Durkheim and the Birth of Economic Sociology

Ellinor Anderberg (Uppsala University, Uppsala, Sweden)

International Journal of Social Economics

ISSN: 0306-8293

Article publication date: 28 June 2013

156

Citation

Anderberg, E. (2013), "Durkheim and the Birth of Economic Sociology", International Journal of Social Economics, Vol. 40 No. 8, pp. 755-756. https://doi.org/10.1108/IJSE-05-2013-0124

Publisher

:

Emerald Group Publishing Limited

Copyright © 2013, Emerald Group Publishing Limited


Even though Émile Durkheim has been granted a place among the classical economic sociologists, careful examinations of what he contributed to the discipline are scarce. Perhaps the effort it would take to untangle Durkheim's economic sociology, an enterprise that is likely to lead to the path of the followers who nourished the economic sociological seeds planted by Durkheim himself, is deemed better spent on Max Weber's more self‐evident contribution. Philippe Steiner's book, Durkheim and the Birth of Economic Sociology, takes on the task of elucidating the Durkheimian heritage, including that of his three most important followers: Francois Simiand, Maurice Halbwachs, and Marcel Mauss.

The first two chapters of the book, the only two dealing more exclusively which Durkheim's own works, revisit what Steiner identifies as the scholar's two research programmes. The first consists of Durkheim's rather multifarious criticism of political economy, including his elaboration of the conditional and moral character of the economic fact, his rather special view of exchange, economic socialization, social justice and social worth, amongst other aspects. The second programme is identified as Durkheim's turn away from political economy and into the sociology of religion. This move did not represent an abandonment of economic sociology, but instead involved a theoretical reconfiguration of the foundations of economy. While the first research programme set out to remedy the flaws of political economy, the second consisted of a plan to demonstrate how the economy was religiously grounded. Neither of these programmes had proven their fruitfulness by the time Durkheim passed away.

In Chapters 3‐6, we follow the elaboration of the Durkheimian heritage through the work of Simiand, Halbwachs, and Mauss. One of the most pervasive features of this strand of economic sociology is the methodology – one based on the critique developed by Durkheim and shared by his theoretical adherents. Rather than subscribing to the naïve type of abstraction from imagination that political economists engaged in, the Durkheimians proceeded by extracting statistical regularities and then rationally explaining the social representations on which these were based, thereby enabling the elaboration of laws.
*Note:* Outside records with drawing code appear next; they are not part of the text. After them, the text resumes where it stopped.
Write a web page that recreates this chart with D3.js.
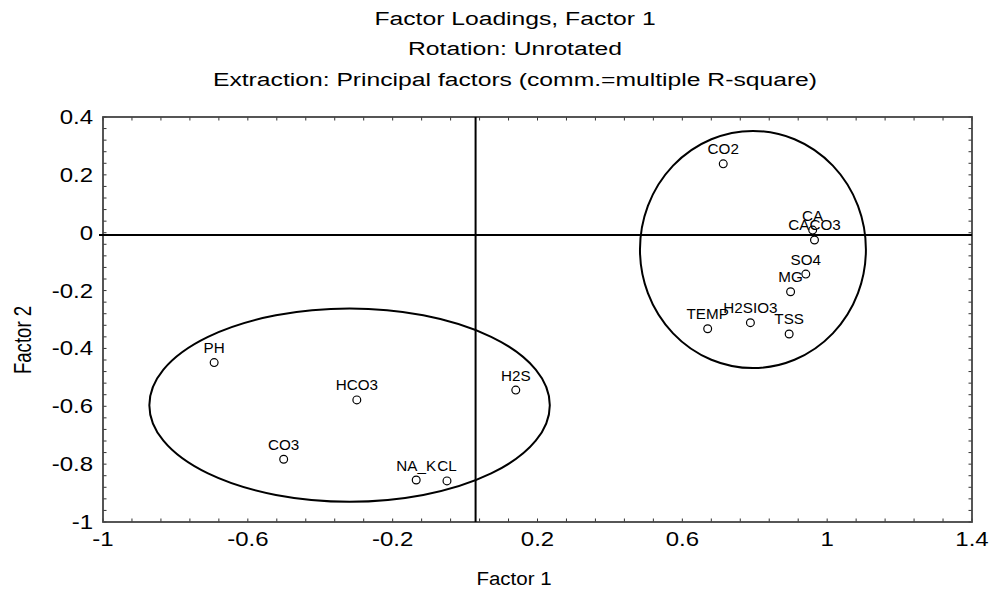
<!DOCTYPE html>
<html><head><meta charset="utf-8">
<script src="https://cdn.jsdelivr.net/npm/d3@7"></script>
<style>html,body{margin:0;padding:0;background:#fff}svg{display:block}text{font-family:"Liberation Sans",Arial,sans-serif;fill:#000}</style>
</head><body>
<script>
// ---- data ----
const variables = ["CO2","CA","CACO3","SO4","MG","TEMP","H2SIO3","TSS","PH","HCO3","CO3","NA_K","CL","H2S"];
const factor1 = [0.713,0.960,0.965,0.941,0.899,0.670,0.788,0.895,-0.693,-0.299,-0.501,-0.135,-0.050,0.140];
const factor2 = [0.238,0.009,-0.025,-0.143,-0.204,-0.332,-0.311,-0.350,-0.449,-0.578,-0.783,-0.855,-0.858,-0.544];
const xTickValues = [-1,-0.6,-0.2,0.2,0.6,1,1.4];
const xTickLabels = ["-1","-0.6","-0.2","0.2","0.6","1","1.4"];
const yTickValues = [0.4,0.2,0,-0.2,-0.4,-0.6,-0.8,-1];
const yTickLabels = ["0.4","0.2","0","-0.2","-0.4","-0.6","-0.8","-1"];
const groupCX = [0.795,-0.319];
const groupCY = [-0.058,-0.596];
const groupRX = [0.312,0.553];
const groupRY = [0.41,0.334];
const refX = 0.029, refY = -0.008;
const titles = ["Factor Loadings, Factor 1","Rotation: Unrotated","Extraction: Principal factors (comm.=multiple R-square)"];
const xTitle = "Factor 1", yTitle = "Factor 2";

// ---- layout ----
const W = 992, H = 596;
const L = 103, R = 972, T = 117, B = 522;
const svg = d3.select("body").append("svg").attr("width", W).attr("height", H);
const x = d3.scaleLinear().domain([-1,1.4]).range([L,R]);
const y = d3.scaleLinear().domain([-1,0.4]).range([B,T]);

function stext(g, tx, ty, str, size, anchor, sx, rot, sy){
  return g.append("text")
    .attr("transform", `translate(${tx},${ty})` + (rot ? ` rotate(${rot})` : "") + ` scale(${sx},${sy||1})`)
    .attr("text-anchor", anchor).attr("font-size", size).text(str);
}

// titles
titles.forEach((t,i)=> stext(svg, 515, 24.5 + i*30.5, t, 19, "middle", 1.3));

// minor ticks inward
const minorX = d3.range(0,31).map(i=> -1 + i*0.08);
const minorY = d3.range(0,36).map(i=> -1 + i*0.04);
const tk = svg.append("g").attr("stroke","#333").attr("stroke-width",1);
minorX.forEach(v=>{
  tk.append("line").attr("x1",x(v)).attr("x2",x(v)).attr("y1",B).attr("y2",B-3.5);
  tk.append("line").attr("x1",x(v)).attr("x2",x(v)).attr("y1",T).attr("y2",T+3.5);
});
minorY.forEach(v=>{
  tk.append("line").attr("y1",y(v)).attr("y2",y(v)).attr("x1",L).attr("x2",L+3.5);
  tk.append("line").attr("y1",y(v)).attr("y2",y(v)).attr("x1",R).attr("x2",R-3.5);
});

// frame
svg.append("rect").attr("x",L).attr("y",T).attr("width",R-L).attr("height",B-T)
  .attr("fill","none").attr("stroke","#444").attr("stroke-width",1.8);

// tick labels
xTickValues.forEach((v,i)=> stext(svg, x(v), 546, xTickLabels[i], 20, "middle", 1.2));
yTickValues.forEach((v,i)=> stext(svg, 93, y(v)+7, yTickLabels[i], 20, "end", 1.2));

// axis titles
stext(svg, 514, 585, xTitle, 19, "middle", 1.08);
stext(svg, 31, 340, yTitle, 19, "middle", 0.98, -90, 1.25);

// reference lines
svg.append("line").attr("x1",x(refX)).attr("x2",x(refX)).attr("y1",T).attr("y2",B)
  .attr("stroke","#000").attr("stroke-width",2);
svg.append("line").attr("x1",L-4).attr("x2",R).attr("y1",y(refY)).attr("y2",y(refY))
  .attr("stroke","#000").attr("stroke-width",2);

// group ellipses
groupCX.forEach((cx,i)=>{
  svg.append("ellipse")
    .attr("cx", x(cx)).attr("cy", y(groupCY[i]))
    .attr("rx", x(cx+groupRX[i]) - x(cx)).attr("ry", y(groupCY[i]-groupRY[i]) - y(groupCY[i]))
    .attr("fill","none").attr("stroke","#000").attr("stroke-width",2);
});

// points
const pts = svg.append("g");
variables.forEach((name,i)=>{
  pts.append("circle").attr("cx",x(factor1[i])).attr("cy",y(factor2[i])).attr("r",3.9)
    .attr("fill","#fff").attr("stroke","#000").attr("stroke-width",1.2);
});
variables.forEach((name,i)=>{
  stext(pts, x(factor1[i]), y(factor2[i]) - 9.5, name, 14.5, "middle", 1.05);
});
</script>
</body></html>
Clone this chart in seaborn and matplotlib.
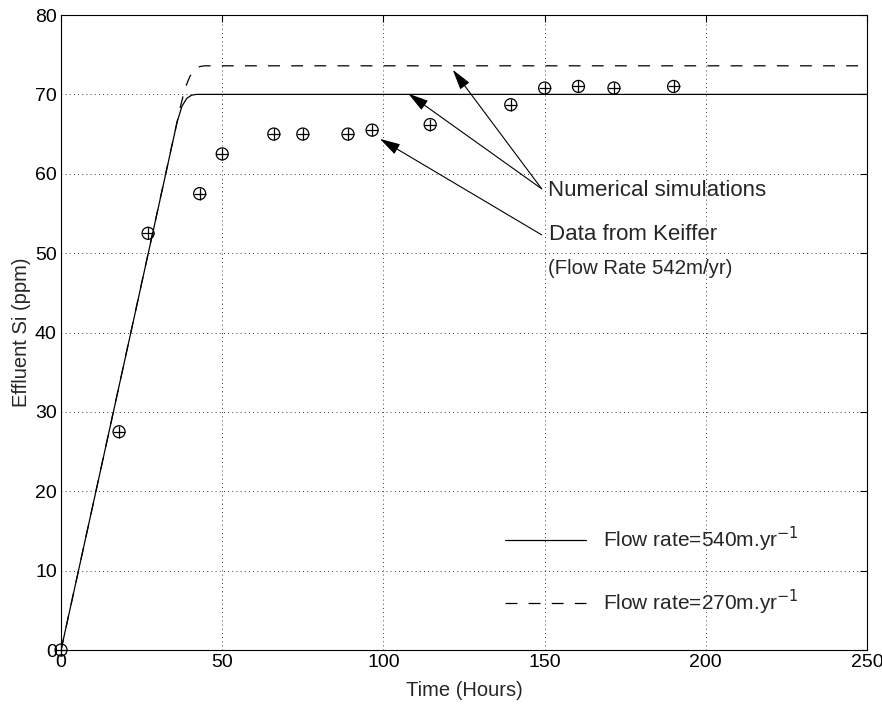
import matplotlib
matplotlib.use("Agg")
import matplotlib.pyplot as plt
import seaborn as sns
import pandas as pd

# Measured data (Keiffer)
data_time = [0, 18, 27, 43, 50, 66, 75, 89, 96.5, 114.5, 139.5, 150, 160.5, 171.5, 190]
data_si = [0, 27.5, 52.5, 57.5, 62.5, 65, 65, 65, 65.5, 66.2, 68.7, 70.8, 71.0, 70.8, 71.0]

# Numerical simulation, flow rate 540 m/yr
sim540_time = [0, 36, 37.5, 39, 40.5, 42, 250]
sim540_si = [0, 66.5, 68.5, 69.5, 69.9, 70.0, 70.0]

# Numerical simulation, flow rate 270 m/yr
sim270_time = [0, 37, 38.5, 40, 41.5, 43, 44.5, 250]
sim270_si = [0, 68.4, 70.8, 72.3, 73.1, 73.5, 73.6, 73.6]

x_ticks = [0, 50, 100, 150, 200, 250]
y_ticks = [0, 10, 20, 30, 40, 50, 60, 70, 80]

sns.set_style("white")
plt.rcParams['font.family'] = ['Liberation Sans', 'DejaVu Sans']
plt.rcParams['font.size'] = 14

fig = plt.figure(figsize=(8.82, 7.08), dpi=100)
ax = fig.add_axes([0.0692, 0.0819, 0.9138, 0.8969])

df540 = pd.DataFrame({"t": sim540_time, "si": sim540_si})
df270 = pd.DataFrame({"t": sim270_time, "si": sim270_si})
dfd = pd.DataFrame({"t": data_time, "si": data_si})

sns.lineplot(data=df540, x="t", y="si", ax=ax, color="black", lw=0.9,
             label="Flow rate=540m.yr$^{-1}$", sort=False, estimator=None)
sns.lineplot(data=df270, x="t", y="si", ax=ax, color="black", lw=0.9,
             linestyle=(0, (9.5, 9)), label="Flow rate=270m.yr$^{-1}$",
             sort=False, estimator=None)
sns.scatterplot(data=dfd, x="t", y="si", ax=ax, marker="o", s=75,
                facecolor="none", edgecolor="black", linewidth=0.9,
                clip_on=False, zorder=5, legend=False)
sns.scatterplot(data=dfd, x="t", y="si", ax=ax, marker="+", s=75,
                color="black", linewidth=0.9, clip_on=False, zorder=5,
                legend=False)

ax.set_xlim(0, 250)
ax.set_ylim(0, 80)
ax.set_xticks(x_ticks)
ax.set_yticks(y_ticks)
ax.grid(True, color="black", linestyle=(0, (1, 4)), linewidth=0.6)
ax.tick_params(direction="in", length=5, width=0.8, top=True, right=True,
               labelsize=14, pad=3, colors="black")
for s in ax.spines.values():
    s.set_color("black")
    s.set_linewidth(0.8)

ax.set_xlabel("Time (Hours)", fontsize=14.5, labelpad=7)
ax.set_ylabel("Effluent Si (ppm)", fontsize=14.5, labelpad=3)

arrow = dict(arrowstyle="-|>,head_length=0.9,head_width=0.25", color="black",
             lw=0.8, shrinkA=0, shrinkB=0)
ax.annotate("", xy=(121.5, 73.1), xytext=(149.1, 58.1), arrowprops=arrow)
ax.annotate("", xy=(107.7, 70.1), xytext=(149.1, 58.1), arrowprops=arrow)
ax.annotate("", xy=(98.9, 64.4), xytext=(149.1, 52.3), arrowprops=arrow)
ax.text(151.2, 57.9, "Numerical simulations", fontsize=16, va="center", ha="left")
ax.text(151.5, 52.3, "Data from Keiffer", fontsize=16, va="center", ha="left")
ax.text(151.0, 48.1, "(Flow Rate 542m/yr)", fontsize=14.7, va="center", ha="left")

leg = ax.legend(loc="center left", bbox_to_anchor=(0.551, 0.1245), frameon=False,
                fontsize=15, handlelength=3.9, handletextpad=0.8,
                labelspacing=1.6, borderpad=0, borderaxespad=0)

fig.savefig("out.png", dpi=100)
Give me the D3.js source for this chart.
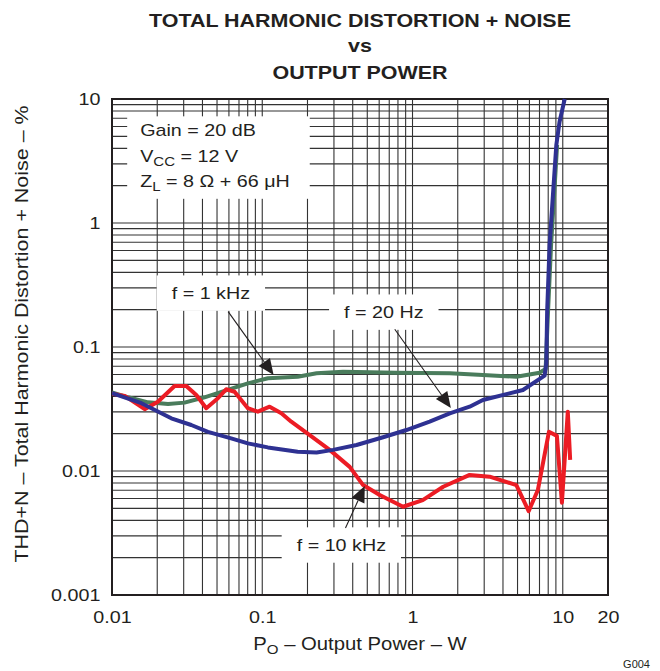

Steiner primarily connects Mauss with “the second research programme” – the work of elucidating the connection between religion and economy. He turns to a sociology of value in order to forge this chain, arguing, for instance, that the value of money partly constitutes a crystallization of societal belief or faith.

One of the most interesting aspects of Durkheimian economic sociology, as with Durkheim's work overall, is the focus on representations, and more generally, the point of convergence between external social/societal structures and internal representations of this reality. Emphasizing the influence of ways of understanding and defining reality on action, this sociology raises associations to more contemporary constructionism. The impact of associations is further elaborated in Durkheim's emphasis on economic knowledge and its proliferation through the workings of the schooling system, which is the main topic of Chapter 7.

The very last chapter compares Durkheim's second research programme to Max Weber's theory on the relation between religious doctrine and capitalism. The focal point is the question of how the capitalist spirit was sustained after Puritanism had passed over into utilitarianism, a question that does not find an answer in Weber's writing. Steiner argues here that Durkheim's modeling of the schooling system as the domain responsible for the construction, proliferation and organization of an economic understanding that ultimately sustains a utilitarian doctrine, forms a theoretical link that extends Weber's theory beyond the seventeenth century, and possibly into the present. Although an interesting argument, one might claim that the designation of a single societal institution as responsible for the proliferation of economic discourse is excessively blinkered, and that thinkers such as Michel Foucault have advanced this approach substantially. Even though I sense that Steiner's praise of Durkheim's thesis might be a little strained when this point is stretched out to explain contemporary society, this passage is definitely one of the most interesting parts of the book.

The chapters dealing with Simiand and Halbwachs, and partly the treatment of Mauss, suffer from the general difficulty of finding a level of narration and description that makes it possible to follow the argument of the original research while at the same time “meta‐surveying” it. At times it feels slightly too detailed, satisfying an interest that in itself could motivate turning to the originals, but overall Steiner strikes a good balance between summation and detail. In conclusion, the book deserves acclamation for its thorough treatment of this previously overlooked and somewhat embarrassing gap in the canon of classical economic sociology. It is of interest to anyone who wants to develop an understanding of why Durkheim's inclusion is warranted amongst the classical economic sociologists.